start
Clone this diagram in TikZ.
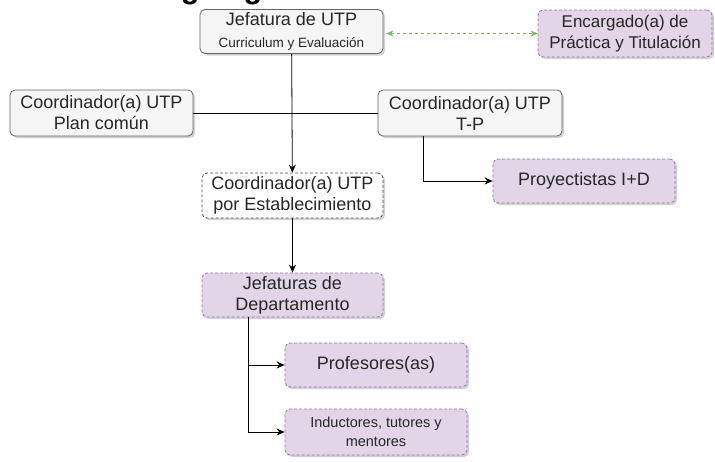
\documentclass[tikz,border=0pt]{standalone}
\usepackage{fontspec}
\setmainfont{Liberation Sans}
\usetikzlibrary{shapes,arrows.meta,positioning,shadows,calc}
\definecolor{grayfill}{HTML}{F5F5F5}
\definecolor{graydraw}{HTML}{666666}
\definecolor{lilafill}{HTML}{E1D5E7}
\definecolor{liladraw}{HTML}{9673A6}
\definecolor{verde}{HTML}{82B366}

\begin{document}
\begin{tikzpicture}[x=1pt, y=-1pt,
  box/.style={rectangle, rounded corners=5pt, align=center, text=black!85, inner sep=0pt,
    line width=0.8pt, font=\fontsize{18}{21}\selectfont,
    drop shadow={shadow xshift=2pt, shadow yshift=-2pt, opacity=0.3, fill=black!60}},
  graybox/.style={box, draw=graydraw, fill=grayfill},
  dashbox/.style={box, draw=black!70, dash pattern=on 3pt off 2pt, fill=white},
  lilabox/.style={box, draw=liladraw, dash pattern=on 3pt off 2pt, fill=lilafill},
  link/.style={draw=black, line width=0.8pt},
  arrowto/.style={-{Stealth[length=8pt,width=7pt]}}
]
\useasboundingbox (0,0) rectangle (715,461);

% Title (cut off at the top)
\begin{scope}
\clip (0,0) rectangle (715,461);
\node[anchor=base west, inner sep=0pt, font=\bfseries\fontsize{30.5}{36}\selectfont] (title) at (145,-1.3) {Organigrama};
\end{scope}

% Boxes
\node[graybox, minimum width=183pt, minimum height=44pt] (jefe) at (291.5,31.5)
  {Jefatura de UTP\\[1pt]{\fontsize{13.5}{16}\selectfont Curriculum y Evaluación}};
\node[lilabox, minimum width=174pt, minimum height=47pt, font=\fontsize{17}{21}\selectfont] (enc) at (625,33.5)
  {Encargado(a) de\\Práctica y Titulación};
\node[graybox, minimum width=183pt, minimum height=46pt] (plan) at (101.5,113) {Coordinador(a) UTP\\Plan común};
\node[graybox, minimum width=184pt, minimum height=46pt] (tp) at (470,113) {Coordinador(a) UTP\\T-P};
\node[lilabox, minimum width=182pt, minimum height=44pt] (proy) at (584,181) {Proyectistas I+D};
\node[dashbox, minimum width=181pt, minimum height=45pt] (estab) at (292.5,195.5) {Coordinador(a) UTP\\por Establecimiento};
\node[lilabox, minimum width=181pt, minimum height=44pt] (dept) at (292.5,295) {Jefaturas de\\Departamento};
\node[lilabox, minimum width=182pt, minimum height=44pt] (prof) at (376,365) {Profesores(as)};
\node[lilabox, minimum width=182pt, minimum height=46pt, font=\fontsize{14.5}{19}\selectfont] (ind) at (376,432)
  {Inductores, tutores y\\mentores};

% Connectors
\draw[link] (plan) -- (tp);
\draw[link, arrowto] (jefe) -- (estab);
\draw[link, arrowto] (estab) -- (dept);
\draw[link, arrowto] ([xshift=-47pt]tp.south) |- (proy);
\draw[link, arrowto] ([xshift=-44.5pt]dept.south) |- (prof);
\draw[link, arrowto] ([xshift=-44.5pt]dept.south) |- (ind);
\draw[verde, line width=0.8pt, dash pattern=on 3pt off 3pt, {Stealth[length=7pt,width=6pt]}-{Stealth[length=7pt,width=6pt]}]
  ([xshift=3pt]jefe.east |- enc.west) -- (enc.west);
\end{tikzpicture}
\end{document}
end
DIRECTION
All of the data above should be quoted exactly, except for the pictures.

TASK OUTPUT
Clone this diagram in TikZ.
\documentclass[tikz,border=0pt]{standalone}
\usepackage{fontspec}
\setmainfont{Liberation Sans}
\usetikzlibrary{shapes,arrows.meta,positioning,shadows,calc}
\definecolor{grayfill}{HTML}{F5F5F5}
\definecolor{graydraw}{HTML}{666666}
\definecolor{lilafill}{HTML}{E1D5E7}
\definecolor{liladraw}{HTML}{9673A6}
\definecolor{verde}{HTML}{82B366}

\begin{document}
\begin{tikzpicture}[x=1pt, y=-1pt,
  box/.style={rectangle, rounded corners=5pt, align=center, text=black!85, inner sep=0pt,
    line width=0.8pt, font=\fontsize{18}{21}\selectfont,
    drop shadow={shadow xshift=2pt, shadow yshift=-2pt, opacity=0.3, fill=black!60}},
  graybox/.style={box, draw=graydraw, fill=grayfill},
  dashbox/.style={box, draw=black!70, dash pattern=on 3pt off 2pt, fill=white},
  lilabox/.style={box, draw=liladraw, dash pattern=on 3pt off 2pt, fill=lilafill},
  link/.style={draw=black, line width=0.8pt},
  arrowto/.style={-{Stealth[length=8pt,width=7pt]}}
]
\useasboundingbox (0,0) rectangle (715,461);

% Title (cut off at the top)
\begin{scope}
\clip (0,0) rectangle (715,461);
\node[anchor=base west, inner sep=0pt, font=\bfseries\fontsize{30.5}{36}\selectfont] (title) at (145,-1.3) {Organigrama};
\end{scope}

% Boxes
\node[graybox, minimum width=183pt, minimum height=44pt] (jefe) at (291.5,31.5)
  {Jefatura de UTP\\[1pt]{\fontsize{13.5}{16}\selectfont Curriculum y Evaluación}};
\node[lilabox, minimum width=174pt, minimum height=47pt, font=\fontsize{17}{21}\selectfont] (enc) at (625,33.5)
  {Encargado(a) de\\Práctica y Titulación};
\node[graybox, minimum width=183pt, minimum height=46pt] (plan) at (101.5,113) {Coordinador(a) UTP\\Plan común};
\node[graybox, minimum width=184pt, minimum height=46pt] (tp) at (470,113) {Coordinador(a) UTP\\T-P};
\node[lilabox, minimum width=182pt, minimum height=44pt] (proy) at (584,181) {Proyectistas I+D};
\node[dashbox, minimum width=181pt, minimum height=45pt] (estab) at (292.5,195.5) {Coordinador(a) UTP\\por Establecimiento};
\node[lilabox, minimum width=181pt, minimum height=44pt] (dept) at (292.5,295) {Jefaturas de\\Departamento};
\node[lilabox, minimum width=182pt, minimum height=44pt] (prof) at (376,365) {Profesores(as)};
\node[lilabox, minimum width=182pt, minimum height=46pt, font=\fontsize{14.5}{19}\selectfont] (ind) at (376,432)
  {Inductores, tutores y\\mentores};

% Connectors
\draw[link] (plan) -- (tp);
\draw[link, arrowto] (jefe) -- (estab);
\draw[link, arrowto] (estab) -- (dept);
\draw[link, arrowto] ([xshift=-47pt]tp.south) |- (proy);
\draw[link, arrowto] ([xshift=-44.5pt]dept.south) |- (prof);
\draw[link, arrowto] ([xshift=-44.5pt]dept.south) |- (ind);
\draw[verde, line width=0.8pt, dash pattern=on 3pt off 3pt, {Stealth[length=7pt,width=6pt]}-{Stealth[length=7pt,width=6pt]}]
  ([xshift=3pt]jefe.east |- enc.west) -- (enc.west);
\end{tikzpicture}
\end{document}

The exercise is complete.